Buy-and-hold investors in these funds are at the mercy of their non-professional co-investors who tend to chase past performance, buying high and selling low. This forces fund managers to time their trades poorly.
When flows are positive, managers must scramble to buy securities in order to put new cash to work, and when flows are negative, they are forced to sell securities to provide liquidity to exiting investors.
This means the manager’s decision of when to buy or sell securities, and at what price, is the result of a combination of managerial judgment and the whims of retail investors.
An individual investor’s investment performance is directly affected by the decisions of co-investors. Even buy-and-hold investors cannot escape their fellow investors’ timing decisions.
How ill-informed are many retail investors? The paper cited a study showing that 39% of surveyed investors did not know whether they were invested in no-load funds, 75% could not say what their fund’s investment style was and 72% could not identify their fund as domestic or international.

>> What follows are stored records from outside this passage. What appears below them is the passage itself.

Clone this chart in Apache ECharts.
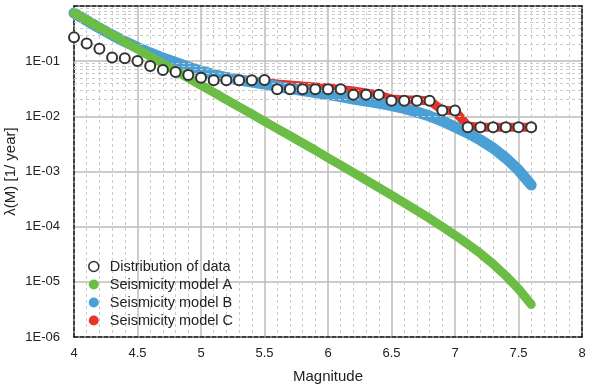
<!DOCTYPE html>
<html>
<head>
<meta charset="utf-8">
<script src="https://cdn.jsdelivr.net/npm/echarts@6/dist/echarts.min.js"></script>
<style>
  html, body { margin: 0; padding: 0; background: #fff; }
  #chart { width: 589px; height: 391px; }
</style>
</head>
<body>
<div id="chart"></div>
<script>
// magnitudes (0.1 step)
var mags = [4.0, 4.1, 4.2, 4.3, 4.4, 4.5, 4.6, 4.7, 4.8, 4.9,
            5.0, 5.1, 5.2, 5.3, 5.4, 5.5, 5.6, 5.7, 5.8, 5.9,
            6.0, 6.1, 6.2, 6.3, 6.4, 6.5, 6.6, 6.7, 6.8, 6.9,
            7.0, 7.1, 7.2, 7.3, 7.4, 7.5, 7.6];

// distribution of data (open circles)
var dataRate = [0.27, 0.21, 0.168, 0.117, 0.113, 0.1007, 0.0817, 0.0692, 0.0637, 0.0561,
                0.0501, 0.045, 0.045, 0.045, 0.045, 0.0455, 0.031, 0.031, 0.031, 0.031,
                0.031, 0.031, 0.0245, 0.0245, 0.0245, 0.0191, 0.0191, 0.0191, 0.0191, 0.0127,
                0.0127, 0.00633, 0.00633, 0.00633, 0.00633, 0.00633, 0.00633];

// seismicity model A (green)
var modelA = [0.746, 0.552, 0.408, 0.302, 0.223, 0.165, 0.122, 0.0905, 0.0670, 0.0495,
              0.0366, 0.0271, 0.0200, 0.0148, 0.0110, 0.0081, 0.0060, 0.00444, 0.00329, 0.00243,
              0.00176, 0.00130, 0.00095, 0.000695, 0.000508, 0.000372, 0.000269, 0.000195, 0.000141, 0.0000993,
              0.0000701, 0.0000484, 0.0000327, 0.0000210, 0.0000129, 0.00000743, 0.00000389];

// seismicity model B (blue)
var modelB = [0.746, 0.546, 0.399, 0.298, 0.227, 0.177, 0.141, 0.114, 0.0946, 0.0784,
              0.0664, 0.0573, 0.0506, 0.0455, 0.0419, 0.0386, 0.0348, 0.0319, 0.0294, 0.0270,
              0.0249, 0.0229, 0.0206, 0.0190, 0.0174, 0.0157, 0.0139, 0.0120, 0.0101, 0.00822,
              0.00640, 0.00498, 0.00372, 0.00267, 0.00175, 0.00106, 0.000569];

// seismicity model C (red)
var modelC = [0.746, 0.546, 0.399, 0.298, 0.227, 0.177, 0.141, 0.114, 0.0946, 0.0784,
              0.0664, 0.0573, 0.0506, 0.0455, 0.0419, 0.0410, 0.0386, 0.0370, 0.0355, 0.0340,
              0.0326, 0.0306, 0.0288, 0.0265, 0.0243, 0.0206, 0.0198, 0.0198, 0.0190, 0.0130,
              0.0125, 0.00668, 0.00633, 0.00633, 0.00633, 0.00633, 0.00633];

var seriesNames = ['Distribution of data', 'Seismicity model A', 'Seismicity model B', 'Seismicity model C'];
var yTickLabels = ['1E-06', '1E-05', '1E-04', '1E-03', '1E-02', '1E-01', ''];
var minorSteps = [2, 3, 4, 5, 6, 7, 8, 9];
var decades = [-6, -5, -4, -3, -2, -1];

var GREEN = '#6cbd45', BLUE = '#4a9fd4', RED = '#e8352c';
var FONT = 'Liberation Sans, Arial, Helvetica, sans-serif';

function pairs(vals) {
    return mags.map(function (m, i) { return [m, vals[i]]; });
}

// dashed minor grid at 2..9 x 10^n
var minorLines = [];
decades.forEach(function (d) {
    minorSteps.forEach(function (k) {
        minorLines.push({ yAxis: k * Math.pow(10, d) });
    });
});

var border = { color: '#111', width: 1.5, type: [4, 2] };

var option = {
    animation: false,
    backgroundColor: '#fff',
    textStyle: { fontFamily: FONT },
    grid: { left: 74, right: 7, top: 6, bottom: 54, containLabel: false, outerBoundsMode: 'none' },
    legend: {
        orient: 'vertical',
        left: 88,
        top: 259,
        padding: 0,
        itemGap: 3,
        itemWidth: 10,
        itemHeight: 10,
        itemTextGap: 12,
        textStyle: { fontSize: 14.5, color: '#222', fontFamily: FONT, padding: [0, 0, 0, 6] },
        data: [
            { name: seriesNames[0], icon: 'circle', itemStyle: { color: '#fff', borderColor: '#333', borderWidth: 1.5, opacity: 1 } },
            { name: seriesNames[1], icon: 'circle', itemStyle: { color: GREEN } },
            { name: seriesNames[2], icon: 'circle', itemStyle: { color: BLUE } },
            { name: seriesNames[3], icon: 'circle', itemStyle: { color: RED } }
        ]
    },
    xAxis: [{
        type: 'value',
        min: 4,
        max: 8,
        interval: 0.5,
        name: 'Magnitude',
        nameLocation: 'middle',
        nameGap: 32,
        nameTextStyle: { fontSize: 15, color: '#222' },
        axisLine: { show: true, lineStyle: border },
        axisTick: { show: false },
        axisLabel: { fontSize: 13, color: '#222', margin: 10 },
        splitLine: { show: true, lineStyle: { color: '#bdbdbd', width: 1.5 } },
        minorTick: { show: false, splitNumber: 5 },
        minorSplitLine: { show: true, lineStyle: { color: '#cacaca', width: 1, type: [3, 3] } }
    }, {
        type: 'value',
        position: 'top',
        min: 4,
        max: 8,
        axisLine: { show: true, lineStyle: border },
        axisTick: { show: false },
        axisLabel: { show: false },
        splitLine: { show: false }
    }],
    yAxis: [{
        type: 'log',
        logBase: 10,
        min: 1e-6,
        max: 1,
        splitNumber: 6,
        name: 'λ(M) [1/ year]',
        nameLocation: 'middle',
        nameGap: 56,
        nameMoveOverlap: false,
        nameTextStyle: { fontSize: 15, color: '#222' },
        axisLine: { show: true, lineStyle: border },
        axisTick: { show: false },
        axisLabel: {
            fontSize: 13,
            color: '#222',
            margin: 14,
            formatter: function (v) {
                return yTickLabels[Math.round(Math.log10(v)) + 6];
            }
        },
        splitLine: { show: true, lineStyle: { color: '#bdbdbd', width: 1.5 } }
    }, {
        type: 'log',
        logBase: 10,
        position: 'right',
        min: 1e-6,
        max: 1,
        axisLine: { show: true, lineStyle: border },
        axisTick: { show: false },
        axisLabel: { show: false },
        splitLine: { show: false }
    }],
    series: [
        {
            // carrier for the dashed minor log grid
            type: 'line',
            data: [],
            z: 0,
            silent: true,
            markLine: {
                silent: true,
                symbol: 'none',
                label: { show: false },
                lineStyle: { color: '#cacaca', width: 1, type: [3, 3] },
                data: minorLines
            }
        },
        {
            name: seriesNames[3],
            type: 'line',
            data: pairs(modelC),
            showSymbol: false,
            z: 3,
            lineStyle: { color: RED, width: 9, cap: 'round', join: 'round' },
            itemStyle: { color: RED }
        },
        {
            name: seriesNames[2],
            type: 'line',
            data: pairs(modelB),
            showSymbol: false,
            z: 4,
            lineStyle: { color: BLUE, width: 11, cap: 'round', join: 'round' },
            itemStyle: { color: BLUE }
        },
        {
            name: seriesNames[1],
            type: 'line',
            data: pairs(modelA),
            showSymbol: false,
            z: 5,
            lineStyle: { color: GREEN, width: 9, cap: 'round', join: 'round' },
            itemStyle: { color: GREEN }
        },
        {
            name: seriesNames[0],
            type: 'scatter',
            data: pairs(dataRate),
            symbol: 'circle',
            symbolSize: 10,
            z: 6,
            itemStyle: { color: '#fff', borderColor: '#333', borderWidth: 2, opacity: 1 }
        }
    ]
};

var myChart = echarts.init(document.getElementById('chart'));
myChart.setOption(option);
</script>
</body>
</html>
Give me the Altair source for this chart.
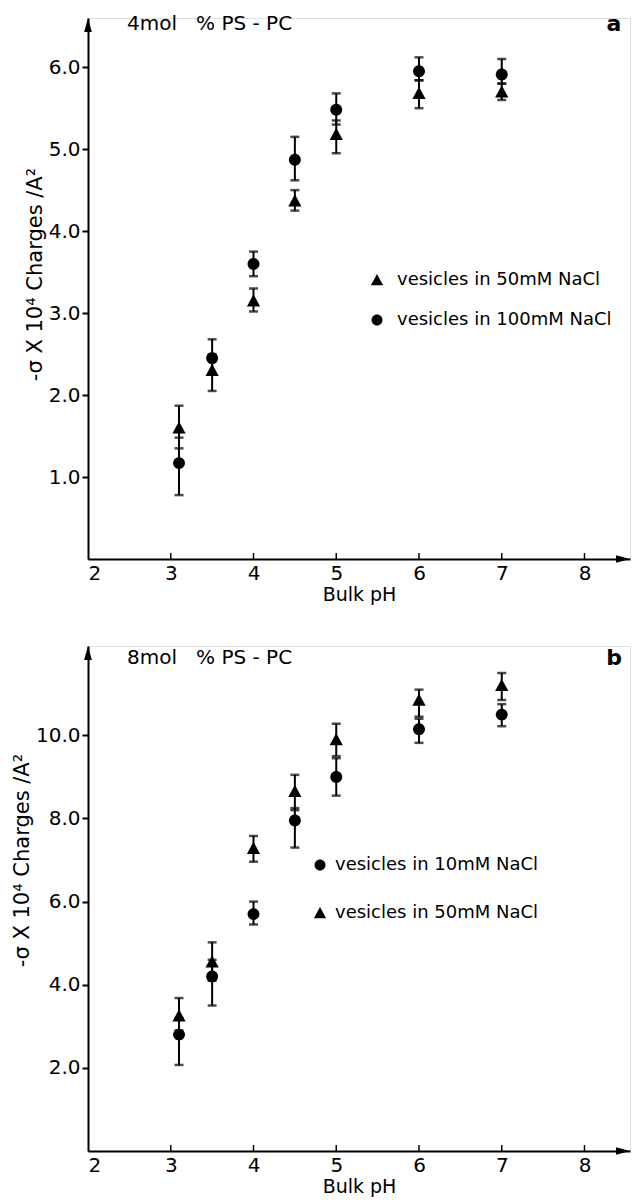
import altair as alt
import pandas as pd

FONT = "DejaVu Sans"

# ---- data ----
ph = [3.1, 3.5, 4.0, 4.5, 5.0, 6.0, 7.0]
x_ticks = [2, 3, 4, 5, 6, 7, 8]
x_minor = [3, 4, 5, 6, 7, 8]

# panel a : 4 mol % PS-PC
a_labels = ["vesicles in 50mM NaCl", "vesicles in 100mM NaCl"]
a_tri = [1.60, 2.30, 3.15, 4.37, 5.18, 5.68, 5.70]
a_tri_lo = [1.35, 2.05, 3.02, 4.25, 4.95, 5.50, 5.60]
a_tri_hi = [1.87, 2.50, 3.30, 4.50, 5.35, 5.84, 5.80]
a_cir = [1.17, 2.45, 3.60, 4.87, 5.48, 5.95, 5.91]
a_cir_lo = [0.78, 2.25, 3.45, 4.62, 5.30, 5.84, 5.80]
a_cir_hi = [1.48, 2.68, 3.75, 5.15, 5.68, 6.12, 6.10]
a_yticks = [1, 2, 3, 4, 5, 6]

# panel b : 8 mol % PS-PC
b_labels = ["vesicles in 10mM NaCl", "vesicles in 50mM NaCl"]
b_cir = [2.80, 4.20, 5.70, 7.95, 9.00, 10.15, 10.50]
b_cir_lo = [2.07, 3.50, 5.45, 7.30, 8.55, 9.82, 10.22]
b_cir_hi = [3.20, 4.60, 6.00, 8.25, 9.45, 10.40, 10.75]
b_tri = [3.25, 4.55, 7.28, 8.65, 9.90, 10.85, 11.20]
b_tri_lo = [2.90, 4.10, 6.96, 8.20, 9.50, 10.45, 10.85]
b_tri_hi = [3.68, 5.02, 7.58, 9.05, 10.28, 11.10, 11.50]
b_yticks = [2, 4, 6, 8, 10]

X_MAX = 8.55
TRI = "M -1 0.85 L 0 -1 L 1 0.85 Z"
CIR = "M -0.9 0 A 0.9 0.9 0 1 0 0.9 0 A 0.9 0.9 0 1 0 -0.9 0 Z"
Y_TITLE = "-σ X 10⁴ Charges /A²"
NB = "\u00a0"


def make_df(labels, series):
    rows = []
    for lab, (v, lo, hi) in zip(labels, series):
        for p, a, b, c in zip(ph, v, lo, hi):
            rows.append(dict(pH=p, value=a, lo=b, hi=c, series=lab))
    return pd.DataFrame(rows)


def panel(df, labels, shapes, y_max, y_ticks, height, heading, letter,
          head_y, lx, ly, row_pad, label_off, title_y):
    xs = alt.Scale(domain=[2, X_MAX], nice=False, zero=False)
    ys = alt.Scale(domain=[0, y_max], nice=False)
    x_axis = alt.Axis(values=x_ticks, format="d", ticks=False, grid=False,
                      domainColor="black", domainWidth=2,
                      labelFont=FONT, labelFontSize=20, labelColor="black",
                      labelPadding=4, title="Bulk pH", titleFont=FONT,
                      titleFontSize=19, titleFontWeight="normal",
                      titleColor="black", titlePadding=2)
    y_axis = alt.Axis(values=y_ticks, format=".1f", grid=False,
                      tickSize=6, tickWidth=2, tickColor="black",
                      domainColor="black", domainWidth=2,
                      labelFont=FONT, labelFontSize=20, labelColor="black",
                      labelPadding=2, title=Y_TITLE, titleFont=FONT,
                      titleFontSize=21, titleFontWeight="normal",
                      titleColor="black", titlePadding=3, titleY=title_y)
    base = alt.Chart(df)
    bars = base.mark_rule(color="black", strokeWidth=2).encode(
        x=alt.X("pH:Q", scale=xs, axis=x_axis),
        y=alt.Y("lo:Q", scale=ys, axis=y_axis),
        y2="hi:Q",
    )
    cap_lo = base.mark_tick(color="black", size=9, thickness=2.5,
                            orient="horizontal").encode(x="pH:Q", y="lo:Q")
    cap_hi = base.mark_tick(color="black", size=9, thickness=2.5,
                            orient="horizontal").encode(x="pH:Q", y="hi:Q")
    pts = base.mark_point(filled=True, opacity=1, color="black", size=175).encode(
        x="pH:Q",
        y="value:Q",
        shape=alt.Shape("series:N", scale=alt.Scale(domain=labels, range=shapes),
                        legend=alt.Legend(orient="none", legendX=lx, legendY=ly,
                                          title=None, labelFont=FONT,
                                          labelFontSize=18, labelColor="black",
                                          labelLimit=0,
                                          symbolFillColor="black",
                                          symbolStrokeColor="black",
                                          symbolSize=150, symbolOpacity=1,
                                          rowPadding=row_pad,
                                          labelOffset=label_off)),
    )
    ticks = alt.Chart(pd.DataFrame({"pH": x_minor})).mark_rule(
        color="black", strokeWidth=1.5).encode(
        x="pH:Q", y=alt.value(height), y2=alt.value(height - 6))
    up = alt.Chart(pd.DataFrame({"pH": [2], "value": [y_max]})).mark_point(
        shape="M -0.55 1 L 0 -1 L 0.55 1 Z", filled=True, color="black",
        opacity=1, size=196, yOffset=7).encode(x="pH:Q", y="value:Q")
    right = alt.Chart(pd.DataFrame({"pH": [X_MAX], "value": [0]})).mark_point(
        shape="M -1 -0.55 L 1 0 L -1 0.55 Z", filled=True, color="black",
        opacity=1, size=196, xOffset=-7).encode(x="pH:Q", y="value:Q")
    head = alt.Chart(pd.DataFrame({"t": [heading]})).mark_text(
        align="left", baseline="middle", font=FONT, fontSize=20,
        color="black").encode(x=alt.value(39), y=alt.value(head_y), text="t:N")
    let = alt.Chart(pd.DataFrame({"t": [letter]})).mark_text(
        align="center", baseline="middle", font=FONT, fontSize=22,
        fontWeight="bold", color="black").encode(
        x=alt.value(526), y=alt.value(head_y), text="t:N")
    return alt.layer(bars, cap_lo, cap_hi, ticks, pts, up, right, head, let).properties(
        width=542, height=height)


df_a = make_df(a_labels, [(a_tri, a_tri_lo, a_tri_hi), (a_cir, a_cir_lo, a_cir_hi)])
df_b = make_df(b_labels, [(b_cir, b_cir_lo, b_cir_hi), (b_tri, b_tri_lo, b_tri_hi)])

head_a = "4mol" + NB * 3 + "%" + NB + "PS" + NB + "-" + NB + "PC"
head_b = "8mol" + NB * 3 + "%" + NB + "PS" + NB + "-" + NB + "PC"

pa = panel(df_a, a_labels, [TRI, CIR], 6.6, a_yticks, 541, head_a, "a",
           6, 280, 253, 22, 11, 256)
pb = panel(df_b, b_labels, [CIR, TRI], 12.15, b_yticks, 505, head_b, "b",
           12, 223, 210, 29, 6, 214)

chart = alt.vconcat(pa, pb, spacing=40).resolve_scale(
    shape="independent", x="independent", y="independent"
).resolve_legend(shape="independent").properties(
    padding={"left": 2, "top": 4, "right": 2, "bottom": 0}
).configure_view(stroke=None).configure(background="white")

chart.save("out.html", embed_options={"renderer": "svg", "actions": False})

On an individual level, poor market timing can cost retail mutual fund investors big time. In 2014, the S&P 500 index returned 13.69%, but the average equity fund investor took home just 5.5%, according to an annual study by Dalbar, a financial services consulting firm.
The Gurtin paper said research had documented retail investors’ poor market timing in both fixed income and equity mutual funds, and in both passively and actively managed ones.